Highlands & Islands

Attempts to topple Duke of Sutherland statue

Duke of Sutherland memorial. Pic: Undiscovered Scotland
Image caption The memorial was built on the summit of Beinn a' Bhragaidh in the 1830s

New attempts have been made to topple a memorial dedicated to a duke blamed for some of the most notorious of the 19th Century Highland Clearances.

George Granville Leveson-Gower, the first Duke of Sutherland, had families moved from his Highlands estate to make way for sheep production.

An attempt was made to dynamite the statue near Golspie in 1994.

Police have appealed for information after stone on its plinth was found to have been recently damaged, or removed.
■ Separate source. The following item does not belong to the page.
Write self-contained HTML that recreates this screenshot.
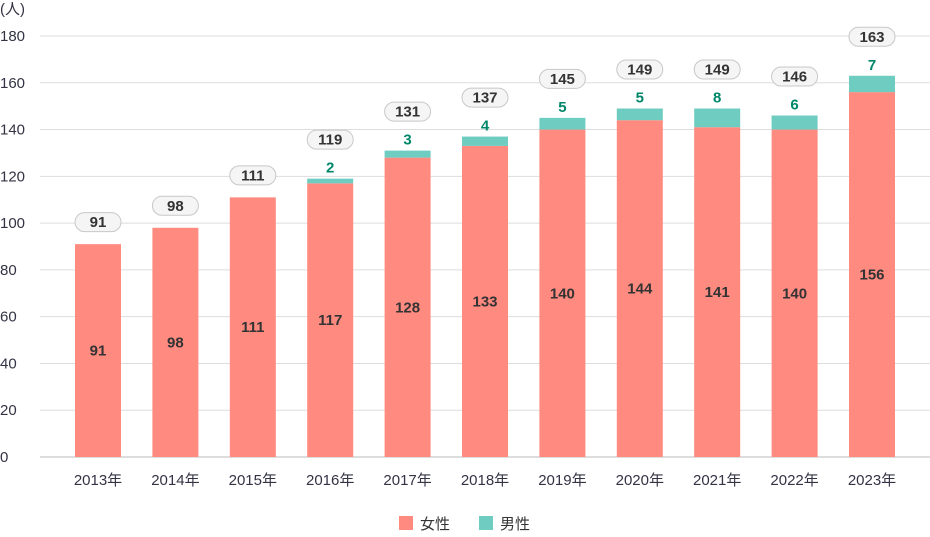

Northern Constabulary said tools would have been used in the latest attempts to vandalise the site.

The memorial was built on the summit of Beinn a' Bhragaidh following the duke's death in 1833.

With its plinth and statue, the monument stands at more than 30m (100ft) in height and is visible from several miles away.

Known locally as The Mannie, some local people believe the statue should remain as a reminder to what happened in Sutherland during the clearances.

'Part of history'

One local resident, Alan Barclay, said: "You will find very few people who want it taken away.

"It is part of history. If you take away history nobody will ask questions.

"If he stays there people will ask what it is and then hear what happened here during the Highland Clearances."

Mr Barclay said people opposed to the memorial were "hell-bent" on seeing it pulled down.

Hillwalkers George and Karen McGowan, who regularly ascend Beinn a' Bhragaidh, believe damage has been done over the last six months.

Mr McGowan said: "Over the summer we noticed it first.

"There was damage three to four weeks ago and since then some more."

Sgt Keith Robb, of Northern Constabulary, said anyone with information about the vandalism should contact police.

He said: "This seems to be more sustained vandalism to the statue.

"Tools would have had to have been involved."

Starting in the late 18th Century and running into the 19th Century, the clearances saw townships occupied by generations of families cleared to make way for large-scale sheep farming and the rearing of deer.

Landowners were seeking to "improve" their estates in line with the industrial revolution.

Their hope was to make more capital from the land by running shooting estates, or starting industrial-scale livestock farming.

In some cases people who had lived on the land for generations left voluntarily, while others were forcibly evicted and their homes burned and demolished.

A bronze statue called The Exiles recalling the families cleared from Sutherland stands at the mouth of Strath of Kildonan.

'Psychic wounds'

Granville Leveson-Gower, a millionaire, was an MP from 1778-1784 and 1787-1798, before later becoming a British ambassador in Paris.

In 1785 he married Elizabeth, Countess of Sutherland.

The land they controlled represented the largest private estate in Europe at that time.

According to Highland Council's history and culture website Am Baile, the duke was horrified by the living conditions of the people of inland Sutherland and believed the land could not sustain them in the long term.

He began to resettle thousands of families along the Sutherland coast to make way for sheep on the newly-cleared land.

In his book The Highland Clearances, Prof Eric Richards said the resettling of large numbers of people in a relatively short space of time caused dislocation, "psychic wounds" and a "sense of wrong" that was passed down generations.

He said the Sutherland clearances were considered the most dramatic and best known of removals of families from land across the Highlands and Islands.